The End of History is hardly progressive--it holds that every state on Earth will have to imitate us to succeed. It's monoculturalism.

Posted by: oj at December 18, 2003 12:06 PM


I believe Switzerland's current political system (from the 1874? constitution) was, if not quite a copy of, at least heavily influenced by the US Constitution:

In the name of God Almighty!
We, the Swiss People and Cantons,
Whereas we are mindful of our responsibility towards creation;
Resolving to renew our alliance to strengthen liberty and democracy, independence and peace in solidarity and openness towards the world;
Determined to live our diversity in unity respecting one another;
Conscious of our common achievements and our responsibility towards furure generations; and
Knowing that only those remain free who use their freedom, and that the strength of a people is measured by the welfare of the weakest of its members;
Therefore we adopt the following Constitution:

I'd take their results for the period following against those of the other continental european states...

Posted by: Mike Earl at December 18, 2003 12:22 PM

Er, minor correction to last; the preamble quoted is actually from a 1999(!) draft that apparently otherwise consists of minor revisions and clarifications. The original preamble was (all hail Google!):

In the Name of Almighty God, the Swiss Confederation, with the intent of strengthening the alliance of the Confederates and of maintaining and furthering the unity, strength and honor of the Swiss nation, has adopted the following Federal Constitution:

Posted by: Mike Earl at December 18, 2003 12:26 PM

geography plays a rather large part in switzerland's history, mind...

Posted by: Brit at December 18, 2003 12:42 PM


And in Britian's, and the US's... politics, alas, provides us with plenty of experiments but no controls.

Posted by: Mike Earl at December 18, 2003 12:56 PM

Bassam Tibi, the Liberal Muslim political scientist, argues -- persuasively, I think -- that the nation-state idea is incompatible with social outlooks everywhere except where it does exist, Europe and its political progeny in the Americas and a few other places.

He contends that as long as people identify themselves by religion, as almost all people do, that explains the epidemic of "failed states."

That would also explain why most places do not adopt the U.S. model. As for adopting the parliamentary model, I'd say that Anglicized elites in former colonies have but that the masses in most of those countries (with the possible really big exception of India) never did.

In most of the small Pacific island nations, some variety of British or American polity, or a combination of each, is in the constitutions, but the people just elect the chiefs.

Posted by: Harry Eagar at December 18, 2003 1:55 PM

Or kings, Malaysia, Singapore, etc.

Posted by: Jeff at December 18, 2003 2:16 PM


A couple of follow-ups on why the US system isn't followed more:

A) Jim is indeed right that the American system is of little interest to those who want government to build and do things. Almost the entire world lives under constitutions written after 1900, which means they were created as agents of progress, usually socialist progress, and not as securers of freedom.

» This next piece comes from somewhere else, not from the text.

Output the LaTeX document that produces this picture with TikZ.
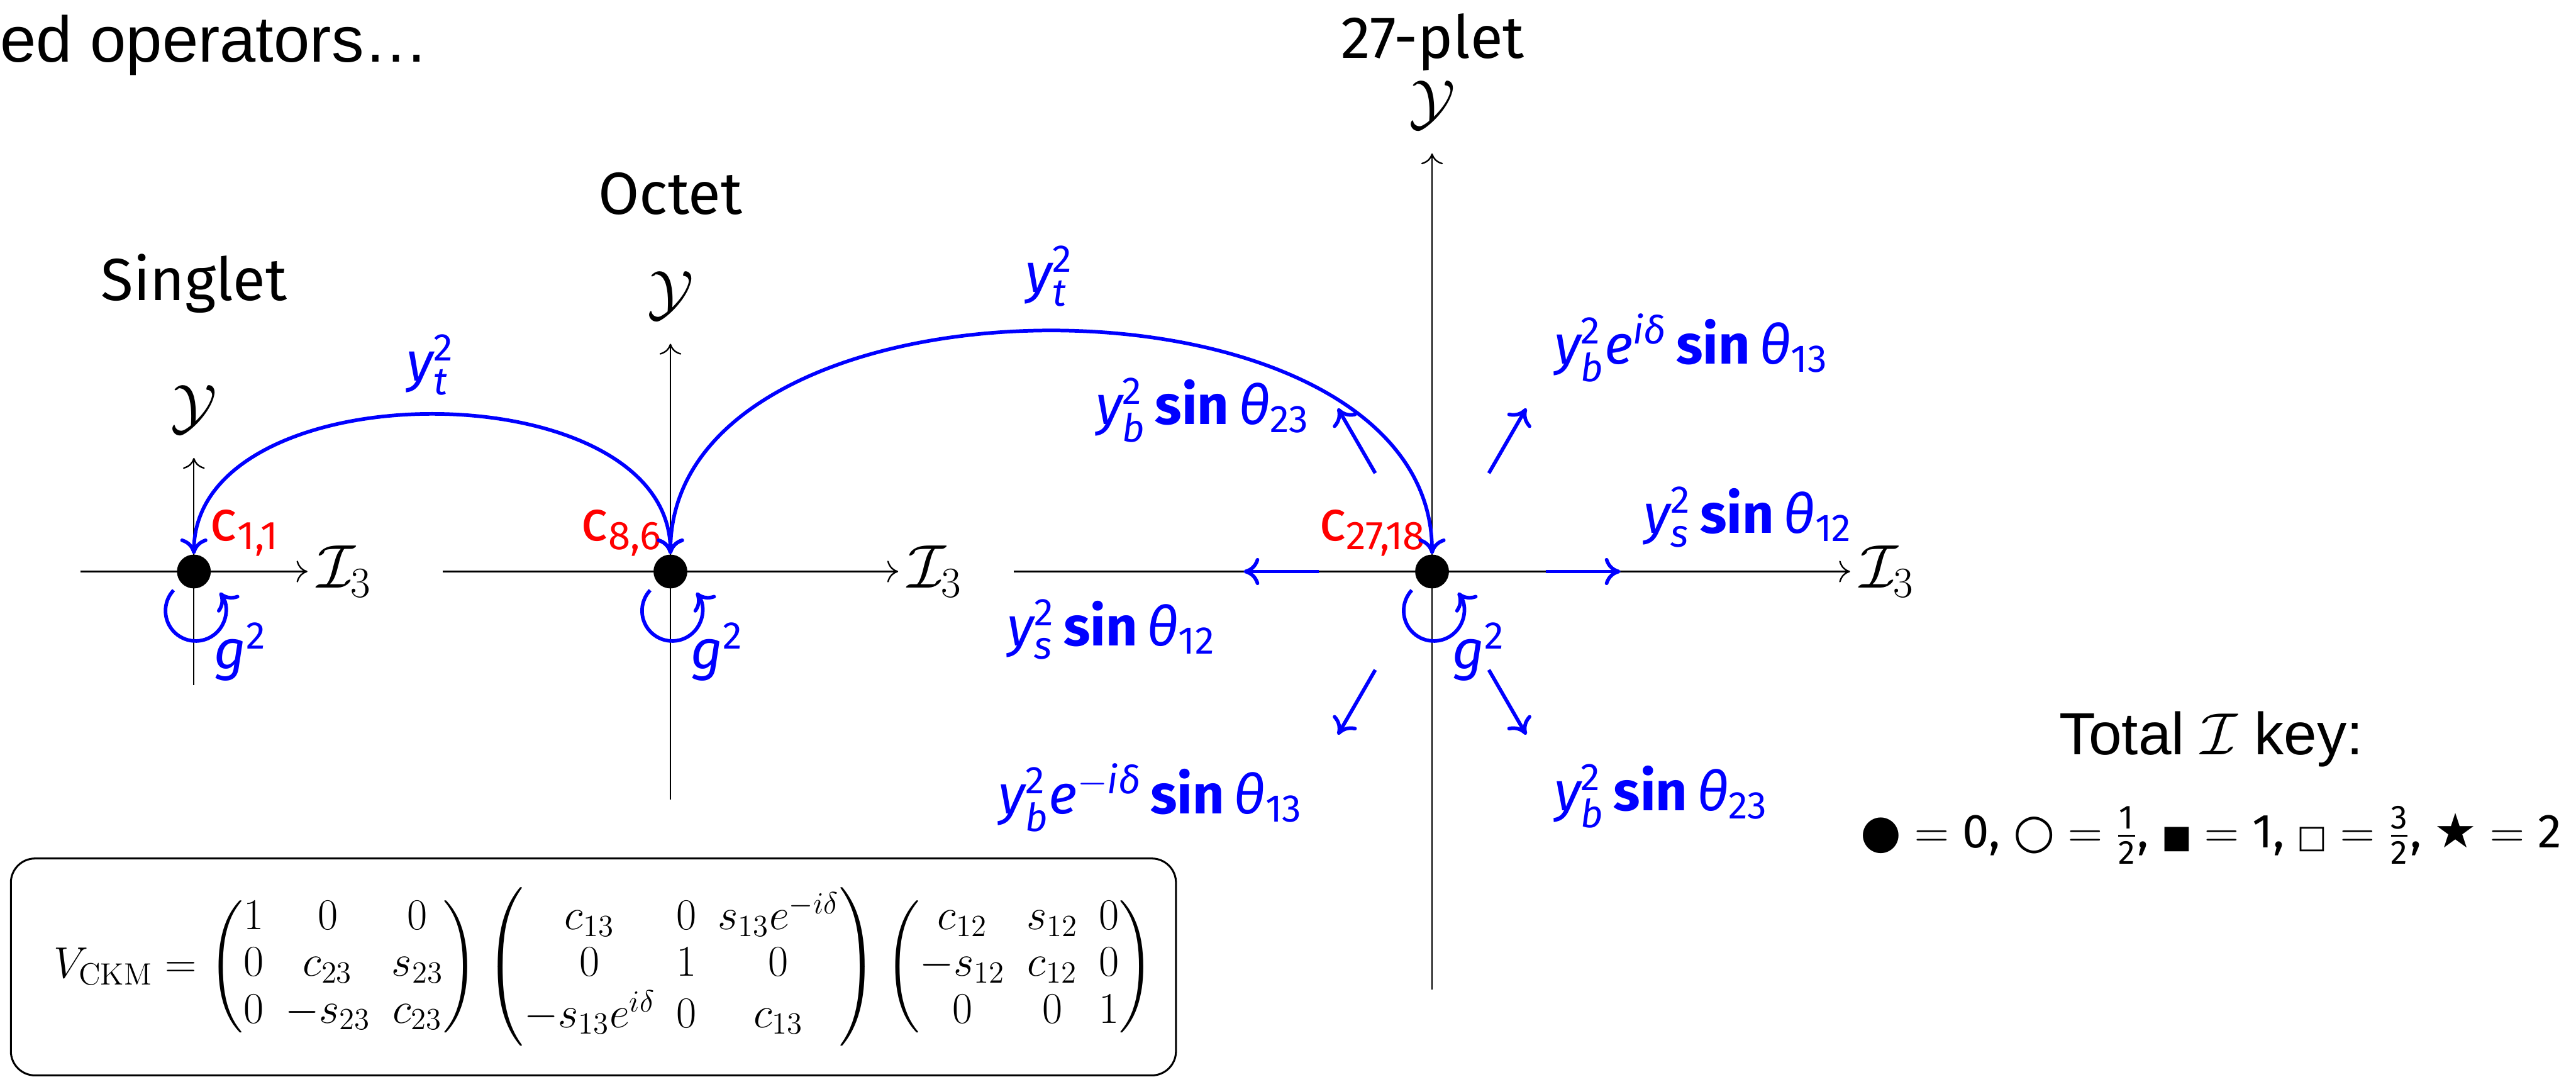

B) It also means they were created by the bane of the 20th century--the professional politician. One thing that strikes about the Founders is their personal remoteness from the government they created. If they took power, they did so reluctantly because they had real lives and other things to do. The ethos of government as a necessary evil pervades all their writing. The only other country I know that has a discernable tradition of thinking that way is-hey-Switzerland;

C)Individual and community self-reliance are just not popular concepts in the world, and I am not sure it ever will be. According to the Pew polls we've seen, only North Americans have a strong majority in favour with other Anglospheric countries just over 50%. The rest of the world has a dependant mindset that makes them look to government the moment something goes wrong. Don't tell me about checks and balances, just write me the check! I think many Americans tend to overstate the yearnings of the rest of the world to breathe free, unless the oppression is extreme, which is one reason things get so complicated after you depose tyrants.

D) The American system is simply not well-known and widely taught outside of America, particularly its philosophical underpinnings. Not even in Canada. You simply don't boast and preach enough (yes, my pet complaint again). The quite ridiculous reputation the US has of being anti-intellectual has deep and wide roots, I'm afraid.

E) Finally, no colonial past, and therefore no conscious responsibility for educating leaders of emerging nations. That's what Rudyard Kipling was trying to chastise you for.

Posted by: Peter B at December 18, 2003 6:12 PM

I was with you, pretty much, until your last point, Peter.

American elites certainly have an intense commitment toward educating leaders of emerging nations. You might not like what they are educating them in, but Fulbright Scholarships, USIS etc., plus the whole private infrastructure also devoted to the same (Paul Martin Fellowships, etc.) all say you're wrong.

I once attempted to make a list of foreign heads of state who had been teachers in American schools. I never completed it -- but it's a long, long list. Try it. You'll be surprised.

Posted by: Harry Eagar at December 18, 2003 7:58 PM


I defer. I was thinking of all those Africans and Asians who studied under Laski in the thirties and forties and the French colonials at the Sorbonne. There was a real sense of learning how to create and run a society from the beloved/hated mother countries. But perhaps I overstated that one.

Posted by: Peter B at December 18, 2003 8:49 PM

All those points are plausible. My question -- and it is a real question, I don't know the answer -- is which is cause and which is effect.